* **GOAL OF THE EXERCISE**:
Leave out the images; return the rest of the data exactly.

* **DATA**:
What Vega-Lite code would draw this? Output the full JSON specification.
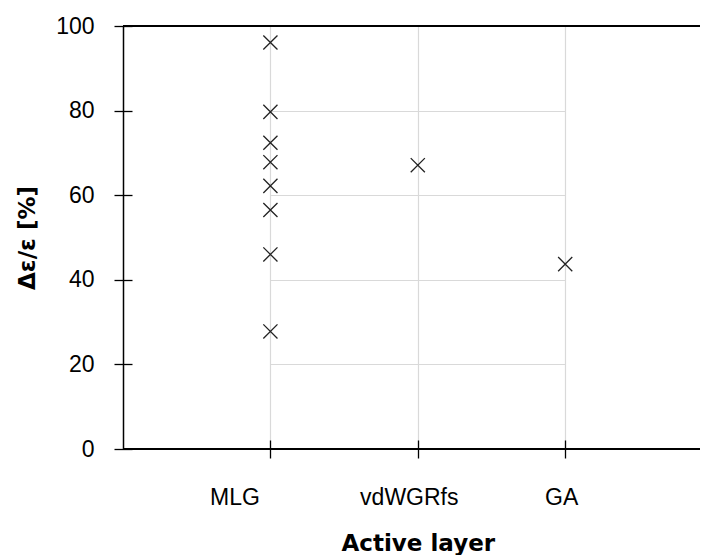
{
  "$schema": "https://vega.github.io/schema/vega-lite/v6.json",
  "width": 577,
  "height": 423,
  "autosize": {"type": "none"},
  "padding": {"left": 123, "top": 26, "right": 2, "bottom": 106},
  "config": {
    "view": {"stroke": null},
    "font": "Liberation Sans",
    "axis": {
      "labelColor": "black",
      "titleColor": "black",
      "tickColor": "black",
      "domainColor": "black",
      "gridColor": "#d9d9d9",
      "gridWidth": 1.2,
      "tickWidth": 1.3,
      "domainWidth": 1.5,
      "labelFontSize": 23,
      "titleFont": "DejaVu Sans",
      "titleFontSize": 23,
      "titleFontWeight": "bold"
    }
  },
  "data": {
    "values": [
      {"layer": "MLG", "value": 96.1},
      {"layer": "MLG", "value": 79.7},
      {"layer": "MLG", "value": 72.4},
      {"layer": "MLG", "value": 67.8},
      {"layer": "MLG", "value": 62.2},
      {"layer": "MLG", "value": 56.5},
      {"layer": "MLG", "value": 46.0},
      {"layer": "MLG", "value": 27.8},
      {"layer": "vdWGRfs", "value": 67.1},
      {"layer": "GA", "value": 43.7}
    ]
  },
  "layer": [
    {
      "mark": {"type": "rule", "color": "black", "strokeWidth": 1.6},
      "encoding": {"y": {"datum": 100, "type": "quantitative", "axis": null}}
    },
    {
      "mark": {"type": "rule", "color": "black", "strokeWidth": 1.5},
      "encoding": {"y": {"datum": 0, "type": "quantitative", "axis": null}}
    },
    {
      "mark": {
        "type": "point",
        "shape": "M-1,-1L1,1M1,-1L-1,1",
        "filled": false,
        "stroke": "#222222",
        "strokeWidth": 1.3,
        "size": 200,
        "opacity": 1
      },
      "encoding": {
        "x": {
          "field": "layer",
          "type": "nominal",
          "sort": ["MLG", "vdWGRfs", "GA"],
          "scale": {"type": "point", "range": [147.4, 442.2], "padding": 0},
          "axis": {
            "orient": "bottom",
            "title": "Active layer",
            "labelAngle": 0,
            "grid": true,
            "domain": false,
            "tickSize": 9,
            "labelPadding": 28,
            "titlePadding": 23,
            "labelOffset": {
              "condition": [
                {"test": "datum.value === 'MLG'", "value": -36},
                {"test": "datum.value === 'vdWGRfs'", "value": -9}
              ],
              "value": -4
            }
          }
        },
        "y": {
          "field": "value",
          "type": "quantitative",
          "scale": {"domain": [0, 100], "nice": false},
          "axis": {
            "orient": "left",
            "title": "Δε/ε [%]",
            "grid": true,
            "values": [0, 20, 40, 60, 80, 100],
            "tickSize": 9,
            "labelPadding": 20,
            "titlePadding": 16
          }
        }
      }
    },
    {
      "mark": {"type": "point", "opacity": 0},
      "encoding": {
        "x": {
          "field": "layer",
          "type": "nominal",
          "sort": ["MLG", "vdWGRfs", "GA"],
          "axis": {
            "orient": "bottom",
            "offset": -9,
            "tickSize": 9,
            "labels": false,
            "domain": false,
            "grid": false,
            "title": null
          }
        },
        "y": {
          "field": "value",
          "type": "quantitative",
          "axis": {
            "orient": "left",
            "offset": -9,
            "tickSize": 9,
            "values": [0, 20, 40, 60, 80, 100],
            "labels": false,
            "domain": false,
            "grid": false,
            "title": null
          }
        }
      }
    }
  ],
  "resolve": {"axis": {"x": "independent", "y": "independent"}}
}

* **SOLUTION FOR THIS EXERCISE**:
What Vega-Lite code would draw this? Output the full JSON specification.
{
  "$schema": "https://vega.github.io/schema/vega-lite/v6.json",
  "width": 577,
  "height": 423,
  "autosize": {"type": "none"},
  "padding": {"left": 123, "top": 26, "right": 2, "bottom": 106},
  "config": {
    "view": {"stroke": null},
    "font": "Liberation Sans",
    "axis": {
      "labelColor": "black",
      "titleColor": "black",
      "tickColor": "black",
      "domainColor": "black",
      "gridColor": "#d9d9d9",
      "gridWidth": 1.2,
      "tickWidth": 1.3,
      "domainWidth": 1.5,
      "labelFontSize": 23,
      "titleFont": "DejaVu Sans",
      "titleFontSize": 23,
      "titleFontWeight": "bold"
    }
  },
  "data": {
    "values": [
      {"layer": "MLG", "value": 96.1},
      {"layer": "MLG", "value": 79.7},
      {"layer": "MLG", "value": 72.4},
      {"layer": "MLG", "value": 67.8},
      {"layer": "MLG", "value": 62.2},
      {"layer": "MLG", "value": 56.5},
      {"layer": "MLG", "value": 46.0},
      {"layer": "MLG", "value": 27.8},
      {"layer": "vdWGRfs", "value": 67.1},
      {"layer": "GA", "value": 43.7}
    ]
  },
  "layer": [
    {
      "mark": {"type": "rule", "color": "black", "strokeWidth": 1.6},
      "encoding": {"y": {"datum": 100, "type": "quantitative", "axis": null}}
    },
    {
      "mark": {"type": "rule", "color": "black", "strokeWidth": 1.5},
      "encoding": {"y": {"datum": 0, "type": "quantitative", "axis": null}}
    },
    {
      "mark": {
        "type": "point",
        "shape": "M-1,-1L1,1M1,-1L-1,1",
        "filled": false,
        "stroke": "#222222",
        "strokeWidth": 1.3,
        "size": 200,
        "opacity": 1
      },
      "encoding": {
        "x": {
          "field": "layer",
          "type": "nominal",
          "sort": ["MLG", "vdWGRfs", "GA"],
          "scale": {"type": "point", "range": [147.4, 442.2], "padding": 0},
          "axis": {
            "orient": "bottom",
            "title": "Active layer",
            "labelAngle": 0,
            "grid": true,
            "domain": false,
            "tickSize": 9,
            "labelPadding": 28,
            "titlePadding": 23,
            "labelOffset": {
              "condition": [
                {"test": "datum.value === 'MLG'", "value": -36},
                {"test": "datum.value === 'vdWGRfs'", "value": -9}
              ],
              "value": -4
            }
          }
        },
        "y": {
          "field": "value",
          "type": "quantitative",
          "scale": {"domain": [0, 100], "nice": false},
          "axis": {
            "orient": "left",
            "title": "Δε/ε [%]",
            "grid": true,
            "values": [0, 20, 40, 60, 80, 100],
            "tickSize": 9,
            "labelPadding": 20,
            "titlePadding": 16
          }
        }
      }
    },
    {
      "mark": {"type": "point", "opacity": 0},
      "encoding": {
        "x": {
          "field": "layer",
          "type": "nominal",
          "sort": ["MLG", "vdWGRfs", "GA"],
          "axis": {
            "orient": "bottom",
            "offset": -9,
            "tickSize": 9,
            "labels": false,
            "domain": false,
            "grid": false,
            "title": null
          }
        },
        "y": {
          "field": "value",
          "type": "quantitative",
          "axis": {
            "orient": "left",
            "offset": -9,
            "tickSize": 9,
            "values": [0, 20, 40, 60, 80, 100],
            "labels": false,
            "domain": false,
            "grid": false,
            "title": null
          }
        }
      }
    }
  ],
  "resolve": {"axis": {"x": "independent", "y": "independent"}}
}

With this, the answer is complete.